Jonathan Cervas, one of the experts who redrew the Virginia districts in 2019, said the aim was to rectify what a court had found was discrimination against Black voters. He argued that the Voting Rights Act does not guarantee Black legislators will always be reelected. “The problem is the Democrats had a bad election,” Cervas said.
Still, the shift toward unpacking districts is likely to lead to turnover in legislatures and Congress. In North Carolina, a new GOP-approved map cut the share of Black voters in Democratic Rep. G.K Butterfield’s district from 45% to 38%. The nine-term African American congressman announced his resignation this month and called the new map “racially gerrymandered.”
At the other extreme, Democrats filed a lawsuit this month alleging that Alabama Republicans improperly packed Black voters into the state’s 7th Congressional District, making it home to nearly one out of every three African Americans in the state.

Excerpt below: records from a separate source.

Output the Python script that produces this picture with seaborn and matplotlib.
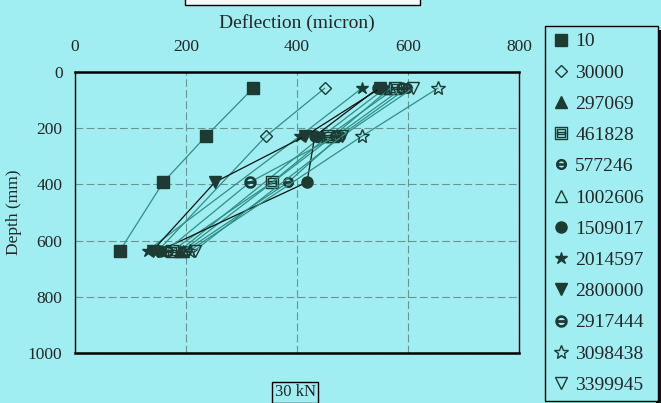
import numpy as np
import pandas as pd
import matplotlib
matplotlib.use("Agg")
import matplotlib.pyplot as plt
from matplotlib.lines import Line2D
from matplotlib.patches import Rectangle
import seaborn as sns

# ---------------------------------------------------------------------------
# Data: deflection in micron at each depth (mm)
# ---------------------------------------------------------------------------
depths = [57, 228, 392, 635]

loads = ["10", "30000", "297069", "461828", "577246", "1002606",
         "1509017", "2014597", "2800000", "2917444", "3098438", "3399945"]

d_10 = [321, 236, 159, 81]
d_30000 = [450, 344, np.nan, 150]
d_297069 = [559, 445, np.nan, 189]
d_461828 = [577, 456, 355, 175]
d_577246 = [598, 477, 384, 200]
d_1002606 = [568, 465, np.nan, 195]
d_1509017 = [546, 432, 418, 153]
d_2014597 = [517, 405, np.nan, 131]
d_2800000 = [550, 414, 252, 140]
d_2917444 = [590, 470, 315, 165]
d_3098438 = [654, 517, np.nan, 207]
d_3399945 = [609, 481, np.nan, 216]

deflections = [d_10, d_30000, d_297069, d_461828, d_577246, d_1002606,
               d_1509017, d_2014597, d_2800000, d_2917444, d_3098438, d_3399945]

# ---------------------------------------------------------------------------
# Style
# ---------------------------------------------------------------------------
BG = "#a0eef1"
DARK = "#1d3b33"
TEAL = "#2f8f85"

# marker, filled?, line colour, marker size
styles = {
    "10":      ("s", True, TEAL, 8),
    "30000":   ("D", False, TEAL, 6),
    "297069":  ("^", True, TEAL, 8),
    "461828":  (r"$\boxminus$", False, TEAL, 8),
    "577246":  (r"$\ominus$", False, TEAL, 7),
    "1002606": ("^", False, TEAL, 8),
    "1509017": ("o", True, "#111111", 8),
    "2014597": ("*", True, TEAL, 9),
    "2800000": ("v", True, "#111111", 8),
    "2917444": (r"$\ominus$", False, TEAL, 8),
    "3098438": ("*", False, TEAL, 10),
    "3399945": ("v", False, TEAL, 8),
}

rows = []
for load, vals in zip(loads, deflections):
    for dep, v in zip(depths, vals):
        if not np.isnan(v):
            rows.append({"load": load, "depth": dep, "deflection": v})
df = pd.DataFrame(rows)

sns.set_theme(style="white")
plt.rcParams["font.family"] = ["Liberation Serif", "DejaVu Serif"]
plt.rcParams["mathtext.fontset"] = "dejavusans"

fig = plt.figure(figsize=(6.61, 4.03), dpi=100)
fig.patch.set_facecolor(BG)
ax = fig.add_axes([0.1135, 0.124, 0.6717, 0.697])
ax.set_facecolor(BG)

handles = []
for load in loads:
    marker, filled, lc, ms = styles[load]
    sub = df[df["load"] == load]
    sns.lineplot(
        data=sub, x="deflection", y="depth", sort=False, estimator=None,
        color=lc, lw=0.9, marker=marker, markersize=ms,
        markerfacecolor=DARK if filled else "none",
        markeredgecolor=DARK, markeredgewidth=1.0, ax=ax, legend=False,
    )
    handles.append(Line2D([], [], linestyle="None", marker=marker, markersize=ms,
                          markerfacecolor=DARK if filled else "none",
                          markeredgecolor=DARK, markeredgewidth=1.0, label=load))

ax.set_xlim(0, 800)
ax.set_ylim(1000, 0)
ax.set_xticks([0, 200, 400, 600, 800])
ax.set_yticks([0, 200, 400, 600, 800, 1000])
ax.xaxis.tick_top()
ax.xaxis.set_label_position("top")
ax.tick_params(axis="both", labelsize=12.5, length=3, color="black", pad=6)
ax.tick_params(axis="x", length=0, pad=12)
ax.set_xlabel("Deflection (micron)", fontsize=14, labelpad=8)
ax.set_ylabel("Depth (mm)", fontsize=12.5, labelpad=4)

ax.grid(True, color="#6a9393", linestyle=(0, (7, 3)), linewidth=0.8)
for side, lw in [("top", 1.8), ("bottom", 1.8), ("left", 1.0), ("right", 1.0)]:
    ax.spines[side].set_color("black")
    ax.spines[side].set_linewidth(lw)

leg = fig.legend(handles=handles, loc="upper left",
                 bbox_to_anchor=(545 / 661, 0.9355, 113 / 661, 0.0),
                 mode="expand", fontsize=14, frameon=True, fancybox=False,
                 labelspacing=0.70, handlelength=0.9, handletextpad=0.3,
                 borderpad=0.35, borderaxespad=0)
leg.get_frame().set_facecolor(BG)
leg.get_frame().set_edgecolor("black")
leg.get_frame().set_linewidth(1.0)
leg.get_frame().set_alpha(1)

# legend shadow strip on the right
fig.add_artist(Rectangle((0.993, 0.0), 0.007, 0.925, transform=fig.transFigure,
                         facecolor="#111111", edgecolor="none"))

# cut-off title box at the very top
fig.add_artist(Rectangle((0.28, 0.988), 0.355, 0.02, transform=fig.transFigure,
                         facecolor="#f4fbfb", edgecolor="black", linewidth=1.0))

fig.text(0.447, 0.027, "30 kN", fontsize=12, ha="center", va="center",
         bbox=dict(boxstyle="square,pad=0.15", facecolor=BG, edgecolor="black",
                   linewidth=1.0))

fig.savefig("out.png", dpi=100, facecolor=BG)
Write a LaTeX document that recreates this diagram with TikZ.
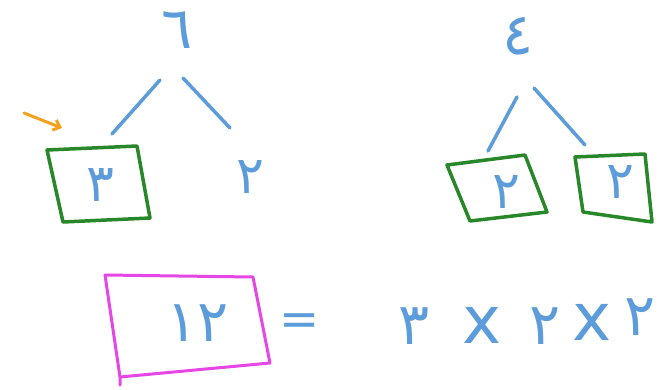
\documentclass[tikz,border=0pt]{standalone}
\usepackage{fontspec}
\newfontfamily\arabicfont[Script=Arabic]{DejaVu Sans}
\usetikzlibrary{calc,arrows.meta}
\definecolor{penblue}{RGB}{92,156,218}
\definecolor{pengreen}{RGB}{40,135,40}
\definecolor{penpink}{RGB}{230,70,230}
\definecolor{penorange}{RGB}{245,160,30}
\tikzset{
  digit/.style={text=penblue,font=\arabicfont\fontsize{52}{56}\selectfont,inner sep=0pt},
  bigdigit/.style={digit,font=\arabicfont\fontsize{58}{62}\selectfont},
  times/.style={digit,font=\arabicfont\fontsize{66}{70}\selectfont},
  equals/.style={digit,font=\arabicfont\fontsize{48}{52}\selectfont},
  branch/.style={draw=penblue,line width=3.5pt,line cap=round},
  greenbox/.style={draw=pengreen,line width=3.5pt,line join=round,line cap=round},
  pinkbox/.style={draw=penpink,line width=3pt,line join=round,line cap=round},
}
\begin{document}
\begin{tikzpicture}[x=1pt,y=-1pt]
\useasboundingbox (0,0) rectangle (667,389);
% left tree
\node[bigdigit] (six) at (177,30) {٦};
\node[digit] (t3) at (100,185) {٣};
\node[digit] (t2a) at (250,177) {٢};
\coordinate (la1) at (160,80); \coordinate (la2) at (112,134);
\coordinate (lb1) at (183,78); \coordinate (lb2) at (230,128);
\draw[branch] (la1) -- (la2);
\draw[branch] (lb1) -- (lb2);
\draw[greenbox] ($(t3)+(-53,-35)$) -- ($(t3)+(37,-39)$) -- ($(t3)+(50,33)$) -- ($(t3)+(-37,37)$) -- cycle;
% orange arrow
\coordinate (oa1) at (24,113); \coordinate (oa2) at (62,128);
\draw[draw=penorange,line width=3pt,line cap=round,-{Straight Barb[length=6pt,width=11pt]}] (oa1) -- (oa2);
% right tree
\node[bigdigit] (four) at (518,36) {٤};
\node[digit] (t2b) at (506,192) {٢};
\node[digit] (t2c) at (620,182) {٢};
\coordinate (ra1) at (517,97); \coordinate (ra2) at (488,151);
\coordinate (rb1) at (534,88); \coordinate (rb2) at (585,145);
\draw[branch] (ra1) -- (ra2);
\draw[branch] (rb1) -- (rb2);
\draw[greenbox] ($(t2b)+(-59,-27)$) -- ($(t2b)+(19,-37)$) -- ($(t2b)+(41,20)$) -- ($(t2b)+(-36,29)$) -- cycle;
\draw[greenbox] ($(t2c)+(-45,-25)$) -- ($(t2c)+(25,-28)$) -- ($(t2c)+(32,40)$) -- ($(t2c)+(-37,30)$) -- cycle;
% bottom equation
\node[bigdigit] (twelve) at (198,323) {١٢};
\draw[pinkbox] ($(twelve)+(-93,-48)$) -- ($(twelve)+(55,-46)$) -- ($(twelve)+(72,40)$) -- ($(twelve)+(-78,54)$) -- ($(twelve)+(-78,62)$);
\draw[pinkbox] ($(twelve)+(-93,-48)$) -- ($(twelve)+(-78,54)$);
\node[equals] (eq) at (300,325) {=};
\node[bigdigit] (p3) at (414,326) {٣};
\node[times] (x1) at (482,325) {x};
\node[bigdigit] (p2a) at (545,326) {٢};
\node[times] (x2) at (592,322) {x};
\node[bigdigit] (p2b) at (640,317) {٢};
\end{tikzpicture}
\end{document}
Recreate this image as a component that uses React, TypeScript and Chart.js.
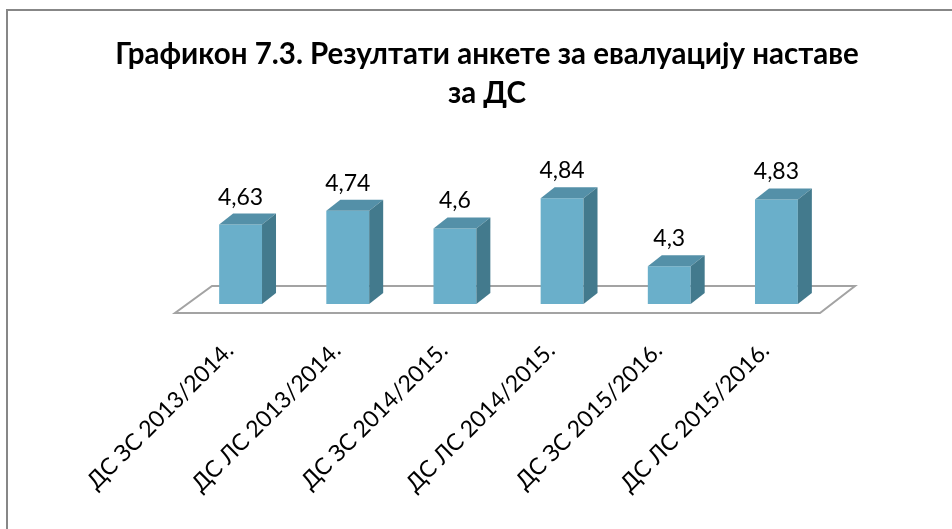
import React, { useEffect, useRef } from "react";
import { Chart, registerables } from "chart.js";

Chart.register(...registerables);

const titleLines = ["Графикон 7.3. Резултати анкете за евалуацију наставе", "за ДС"];
const categories = [
  "ДС ЗС 2013/2014.",
  "ДС ЛС 2013/2014.",
  "ДС ЗС 2014/2015.",
  "ДС ЛС 2014/2015.",
  "ДС ЗС 2015/2016.",
  "ДС ЛС 2015/2016.",
];
const values = [4.63, 4.74, 4.6, 4.84, 4.3, 4.83];
const yMin = 4;
const yMax = 5;

const FONT = "Lato, 'Open Sans', sans-serif";
const FRONT = "#6AAFCA";
const TOP = "#5490A8";
const SIDE = "#437A8D";
const DEPTH_X = 14;
const DEPTH_Y = -11;

const decor = {
  id: "decor3d",
  beforeDatasetsDraw(chart: any) {
    const { ctx, chartArea } = chart;
    const { left, right, bottom } = chartArea;
    ctx.save();
    // outer frame
    ctx.strokeStyle = "#878787";
    ctx.lineWidth = 2;
    ctx.beginPath();
    ctx.moveTo(7, 540);
    ctx.lineTo(7, 10);
    ctx.lineTo(960, 10);
    ctx.stroke();
    // floor
    ctx.strokeStyle = "#A3A3A3";
    ctx.lineWidth = 2;
    ctx.beginPath();
    ctx.moveTo(left - 12, bottom + 9);
    ctx.lineTo(right - 10, bottom + 9);
    ctx.lineTo(right + 25, bottom - 18);
    ctx.lineTo(left + 25, bottom - 18);
    ctx.closePath();
    ctx.stroke();
    // title
    ctx.fillStyle = "#000";
    ctx.textAlign = "center";
    ctx.textBaseline = "alphabetic";
    ctx.font = "bold 29.5px " + FONT;
    ctx.fillText(titleLines[0], 487, 64);
    ctx.fillText(titleLines[1], 487, 103);
    ctx.restore();
  },
  afterDatasetsDraw(chart: any) {
    const { ctx, chartArea } = chart;
    const meta = chart.getDatasetMeta(0);
    ctx.save();
    meta.data.forEach((bar: any, i: number) => {
      const { x, y, width } = bar.getProps(["x", "y", "width"], true);
      const base = Math.min(bar.base, chartArea.bottom);
      const l = x - width / 2;
      const r = x + width / 2;
      // top face
      ctx.fillStyle = TOP;
      ctx.beginPath();
      ctx.moveTo(l, y);
      ctx.lineTo(l + DEPTH_X, y + DEPTH_Y);
      ctx.lineTo(r + DEPTH_X, y + DEPTH_Y);
      ctx.lineTo(r, y);
      ctx.closePath();
      ctx.fill();
      // side face
      ctx.fillStyle = SIDE;
      ctx.beginPath();
      ctx.moveTo(r, y);
      ctx.lineTo(r + DEPTH_X, y + DEPTH_Y);
      ctx.lineTo(r + DEPTH_X, base + DEPTH_Y);
      ctx.lineTo(r, base);
      ctx.closePath();
      ctx.fill();
      // value label
      ctx.fillStyle = "#000";
      ctx.font = "23px " + FONT;
      ctx.textAlign = "center";
      ctx.textBaseline = "alphabetic";
      ctx.fillText(String(values[i]).replace(".", ","), x, y - 20);
    });
    ctx.restore();
  },
};

export default function App() {
  const ref = useRef<HTMLCanvasElement>(null);
  useEffect(() => {
    if (!ref.current) return;
    const chart = new Chart(ref.current, {
      type: "bar",
      data: {
        labels: categories,
        datasets: [
          {
            data: values,
            base: yMin,
            backgroundColor: FRONT,
            borderWidth: 0,
            barPercentage: 0.4,
            categoryPercentage: 1,
          } as any,
        ],
      },
      options: {
        animation: false,
        responsive: false,
        events: [],
        layout: { padding: { left: 187, right: 122, top: 178, bottom: 0 } },
        plugins: {
          legend: { display: false },
          title: { display: false },
          tooltip: { enabled: false },
        },
        scales: {
          x: {
            grid: { display: false, drawTicks: false },
            border: { display: false },
            ticks: {
              autoSkip: false,
              maxRotation: 45,
              minRotation: 45,
              padding: 33,
              labelOffset: -11,
              color: "#000",
              font: { family: FONT, size: 23 },
            },
            afterFit: (scale: any) => {
              scale.height = 529 - 304;
            },
          },
          y: {
            display: false,
            min: yMin,
            max: yMax,
          },
        },
      },
      plugins: [decor],
    });
    return () => chart.destroy();
  }, []);
  return (
    <div style={{ position: "absolute", left: 0, top: 0, width: 952, height: 529, background: "#fff" }}>
      <canvas ref={ref} width={952} height={529} />
    </div>
  );
}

One quarter of Alabama’s population is Black, but the 7th is the sole district represented by an African American in Congress, Rep. Terri Sewell. It is also the only Democratic-held district in the state. A more even distribution of Black voters, Democrats argue, might help then win a second.
Increasing competition is one of the goals of Michigan’s commission, which voters created in 2018 after decades of partisan gerrymandering controlled by Republicans. The commission also is tasked with considering representation of minority communities and following the Voting Rights Act.
It is advancing maps that would cut the number of majority-Black districts from two to zero in Congress and from roughly a dozen to as few as three in the Legislature, pending final votes. Commissioners argue that there is evidence that Black candidates can still win elections. In 2020, for example, racial minorities won 19 of 20 legislative seats where Black people constitute at least 35% of the voting-age population.
“What we have done is taken those areas and divided them into multiple districts so that there’s actually more districts where minority voters will be able to elect their candidates of choice, which should actually have the effect of increasing the representation among the African American community,” Szetela said.
But Republicans and others, including the state’s civil rights director, predict legal troubles ahead.
Jamie Roe, a GOP consultant tracking the redistricting process, noted Michigan has had two majority-Black congressional districts since at least the 1960s — whether drawn by legislators or courts.
“They have opened themselves terribly to a Voting Rights Act challenge,” he said.